Steliko Lookout was staffed during fire seasons through roughly the mid-1990s, and intermittently thereafter during periods of high fire danger.The lookout continued to be used for emergency fire detection during electrical storms and is one of the few towers close enough to be connected to the regional power grid.

In 2010 the lookout suffered vandalism when thieves removed several solar panels and a generator, causing thousands of dollars in damage. Beginning in 2018–2019, volunteers worked with the Forest Service to rehabilitate the structure, replacing flooring, repainting, installing new doors, windows and siding, building new bed platforms and updating the small kitchen area in preparation for use as a rental cabin.

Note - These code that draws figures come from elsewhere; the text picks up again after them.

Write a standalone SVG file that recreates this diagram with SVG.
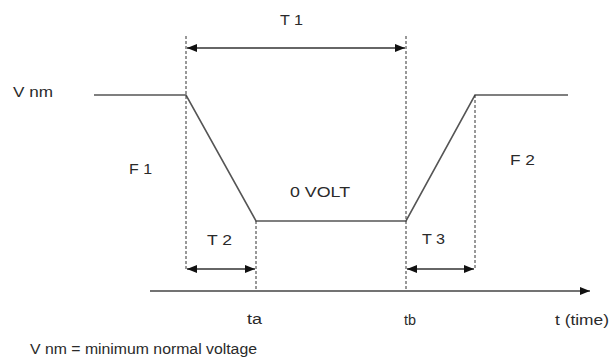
<svg xmlns="http://www.w3.org/2000/svg" width="611" height="360" viewBox="0 0 611 360">
<style>
text{font-family:"Liberation Sans",Arial,sans-serif;font-size:14px;fill:#2a2a2a}
.wave{fill:none;stroke:#555;stroke-width:1.6}
.dash{fill:none;stroke:#333;stroke-width:1;stroke-dasharray:3 2}
.dim{fill:none;stroke:#333;stroke-width:1.3}
.axis{fill:none;stroke:#444;stroke-width:1.6}
</style>
<defs>
<marker id="ah" viewBox="0 0 10 8" refX="10" refY="4" markerWidth="10" markerHeight="8" markerUnits="userSpaceOnUse" orient="auto-start-reverse">
<path d="M0,0 L10,4 L0,8 Z" fill="#111"/>
</marker>
</defs>
<g id="waveform">
<polyline class="wave" points="94,95 186,95 256,221 406,221 475,95 568,95"/>
</g>
<g id="connectors">
<line class="dash" x1="186" y1="36" x2="186" y2="269"/>
<line class="dash" x1="406" y1="36" x2="406" y2="291"/>
<line class="dash" x1="256" y1="221" x2="256" y2="291"/>
<line class="dash" x1="475" y1="95" x2="475" y2="269"/>
<line class="dim" x1="187" y1="48" x2="405" y2="48" marker-start="url(#ah)" marker-end="url(#ah)"/>
<line class="dim" x1="187" y1="269" x2="255" y2="269" marker-start="url(#ah)" marker-end="url(#ah)"/>
<line class="dim" x1="407" y1="269" x2="474" y2="269" marker-start="url(#ah)" marker-end="url(#ah)"/>
<line class="axis" x1="150" y1="291" x2="590" y2="291" marker-end="url(#ah)"/>
</g>
<g id="label-T1"><text x="280" y="25" textLength="23" lengthAdjust="spacingAndGlyphs">T 1</text></g>
<g id="label-Vnm"><text x="13" y="97" textLength="40" lengthAdjust="spacingAndGlyphs">V nm</text></g>
<g id="label-F1"><text x="129" y="174" textLength="23" lengthAdjust="spacingAndGlyphs">F 1</text></g>
<g id="label-0volt"><text x="290" y="197" textLength="60" lengthAdjust="spacingAndGlyphs">0 VOLT</text></g>
<g id="label-F2"><text x="510" y="165" textLength="25" lengthAdjust="spacingAndGlyphs">F 2</text></g>
<g id="label-T2"><text x="207" y="245" textLength="25" lengthAdjust="spacingAndGlyphs">T 2</text></g>
<g id="label-T3"><text x="422" y="244" textLength="23" lengthAdjust="spacingAndGlyphs">T 3</text></g>
<g id="label-ta"><text x="247" y="324" textLength="15" lengthAdjust="spacingAndGlyphs">ta</text></g>
<g id="label-tb"><text x="404" y="325" textLength="12" lengthAdjust="spacingAndGlyphs">tb</text></g>
<g id="label-time"><text x="555" y="325" textLength="54" lengthAdjust="spacingAndGlyphs">t (time)</text></g>
<g id="legend"><text x="30" y="354" textLength="227" lengthAdjust="spacingAndGlyphs">V nm = minimum normal voltage</text></g>
</svg>
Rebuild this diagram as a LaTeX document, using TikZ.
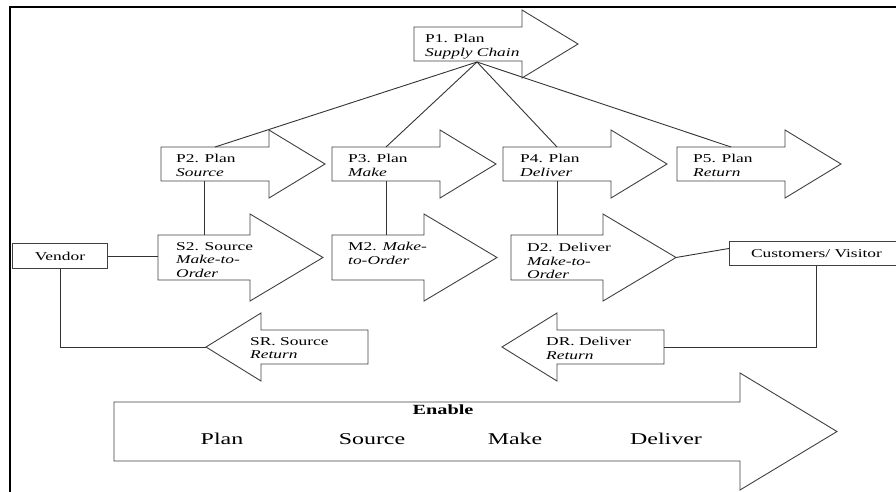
\documentclass[tikz,border=0pt]{standalone}
\usepackage{fontspec}
\setmainfont[FakeStretch=1.45]{Liberation Serif}
\usetikzlibrary{calc}

\tikzset{
  outline/.style={draw=black!75, line width=0.9pt, line join=miter},
  link/.style={draw=black!80, line width=0.9pt},
  abody/.style={inner sep=0pt, outer sep=0pt, anchor=north west},
  pbody/.style={abody, minimum width=108pt, minimum height=34pt},
  sbody/.style={abody, minimum width=92pt, minimum height=45pt},
  rbody/.style={abody, minimum width=107pt, minimum height=34pt},
  atext/.style={inner sep=0pt, anchor=north west, align=left, font=\fontsize{12}{13.5}\selectfont},
  actor/.style={draw=black!75, line width=0.9pt, inner sep=0pt, anchor=north west, font=\fontsize{12}{14}\selectfont},
  big/.style={inner sep=0pt, font=\fontsize{16.5}{18}\selectfont}
}

% outline of a fat arrow round a body node
\newcommand{\rightshape}[3]{%
  \draw[outline] (#1.north west) -- (#1.north east) -- ++(0,-#3)
    -- ($(#1.east)+(#2,0)$) coordinate (#1-tip) -- ($(#1.south east)+(0,#3)$)
    -- (#1.south east) -- (#1.south west) -- cycle;}
\newcommand{\leftshape}[3]{%
  \draw[outline] (#1.north east) -- (#1.north west) -- ++(0,-#3)
    -- ($(#1.west)+(-#2,0)$) coordinate (#1-tip) -- ($(#1.south west)+(0,#3)$)
    -- (#1.south west) -- (#1.south east) -- cycle;}

\begin{document}
\begin{tikzpicture}[x=1pt,y=-1pt]
    \useasboundingbox (0,0) rectangle (896,491);
    \draw[line width=2.5pt] (900,7) -- (10,7) -- (10,495);

    % Plan row
    \node[pbody] (p1) at (414,27) {};
    \node[pbody] (p2) at (161,147) {};
    \node[pbody] (p3) at (332,147) {};
    \node[pbody] (p4) at (503,147) {};
    \node[pbody] (p5) at (677,147) {};
    \foreach \n in {p1,p2,p3,p4,p5} {\rightshape{\n}{56}{17}}

    % Execution row
    \node[sbody] (s2) at (158,235) {};
    \node[sbody] (m2) at (332,235) {};
    \node[sbody] (d2) at (511,235) {};
    \foreach \n in {s2,m2,d2} {\rightshape{\n}{73}{21}}

    % Returns
    \node[rbody] (sr) at (261,330) {};
    \node[rbody] (dr) at (557,330) {};
    \leftshape{sr}{55}{17}
    \leftshape{dr}{55}{17}

    % Enable
    \node[abody, minimum width=626pt, minimum height=59pt] (enable) at (114,402) {};
    \rightshape{enable}{97}{29}

    % Labels
    \node[atext] (p1-t) at ([shift={(11,7)}]p1.north west) {P1. Plan\\\textit{Supply Chain}};
    \node[atext] (p2-t) at ([shift={(15,7)}]p2.north west) {P2. Plan\\\textit{Source}};
    \node[atext] (p3-t) at ([shift={(16,7)}]p3.north west) {P3. Plan\\\textit{Make}};
    \node[atext] (p4-t) at ([shift={(17,7)}]p4.north west) {P4. Plan\\\textit{Deliver}};
    \node[atext] (p5-t) at ([shift={(16,7)}]p5.north west) {P5. Plan\\\textit{Return}};
    \node[atext] (s2-t) at ([shift={(18,7)}]s2.north west) {S2. Source\\\textit{Make-to-}\\\textit{Order}};
    \node[atext] (m2-t) at ([shift={(16,7)}]m2.north west) {M2. \textit{Make-}\\\textit{to-Order}};
    \node[atext] (d2-t) at ([shift={(16,8)}]d2.north west) {D2. Deliver\\\textit{Make-to-}\\\textit{Order}};
    \node[atext] (sr-t) at ([shift={(-11,7)}]sr.north west) {SR. Source\\\textit{Return}};
    \node[atext] (dr-t) at ([shift={(-11,7)}]dr.north west) {DR. Deliver\\\textit{Return}};

    \node[inner sep=0pt, font=\bfseries\fontsize{14}{16}\selectfont] (enable-t) at (443,410) {Enable};
    \node[big] (plan) at (222,439) {Plan};
    \node[big] (source) at (372,439) {Source};
    \node[big] (make) at (515,439) {Make};
    \node[big] (deliver) at (666,439) {Deliver};

    % Actors
    \node[actor, minimum width=95pt, minimum height=25pt] (vendor) at (12,243) {Vendor};
    \node[actor, minimum width=174pt, minimum height=24pt] (cust) at (729,241) {Customers/ Visitor};

    % Links
    \coordinate (hub) at ([shift={(9,1)}]p1.south);
    \foreach \n in {p2,p3,p4,p5} {\draw[link] (hub) -- (\n.north);}
    \draw[link] (s2.north) -- (s2.north |- p2.south);
    \draw[link] (p3.south) -- (p3.south |- m2.north);
    \draw[link] (p4.south) -- (d2.north);
    \draw[link] (vendor.east) -- (vendor.east -| s2.west);
    \draw[link] (vendor.south) |- (sr-tip);
    \draw[link] (d2-tip) -- ([yshift=5pt]cust.west);
    \draw[link] (cust.south) |- (dr.east);
\end{tikzpicture}
\end{document}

== Recreation and access ==
Steliko Lookout sits in the Entiat Mountains, a sub-range of the eastern Cascade Range, and can be reached either by road or by a short hike. From the town of Entiat, drivers follow the Entiat River Road to Ardenvoir and then continue on National Forest Road 5310, which climbs to Steliko Point. The Forest Service and recreation guides describe the road as steep, narrow and partly single-lane, with deep sand in places, and recommend high-clearance four-wheel-drive vehicles when driving all the way to the summit.

During summer and fall, visitors can usually drive to or near the lookout, subject to current road conditions. In winter and early spring, a gate on Road 5310 is closed and access is by a 1.6 mi walk, snowshoe, ski or snowmobile from the closure point at the Steliko work center below. The hike has been described as a moderate, about 3.4 mi round trip with roughly 1500 ft of elevation gain along the road to the summit.

Because of its relatively low elevation and short approach, Steliko is considered more accessible year-round than many other Washington fire lookouts and is sometimes promoted by hiking organizations as a winter or shoulder-season destination. Views from the summit include the Entiat Valley, the Columbia River drainage and nearby peaks of the Entiat Mountains.

== Overnight rental ==
Following renovation work by volunteers and Forest Service staff, Steliko Lookout was added to the Forest Service cabin rental program in 2021. The lookout opened for public overnight stays at a nightly rate set by the Forest Service, with reservations available up to six months in advance via Recreation.gov. The agency entered into an agreement with the local non-profit to assist with on-the-ground management of the rental, including maintenance and visitor support.

The cabin is typically available for vehicle access rentals from mid-April through mid-November, depending on snow and road conditions, and for human-powered access outside that window when the road is gated.. Forest Service requires that guests bring their own water, bedding, food and cooking supplies, and caution that the elevated structure, catwalk and steep stairs pose fall hazards, especially in windy or icy conditions.

Although modern aerial and satellite detection have largely replaced staffed fire towers in the area, Steliko Lookout continues to be used occasionally by Forest Service personnel during periods of elevated fire danger.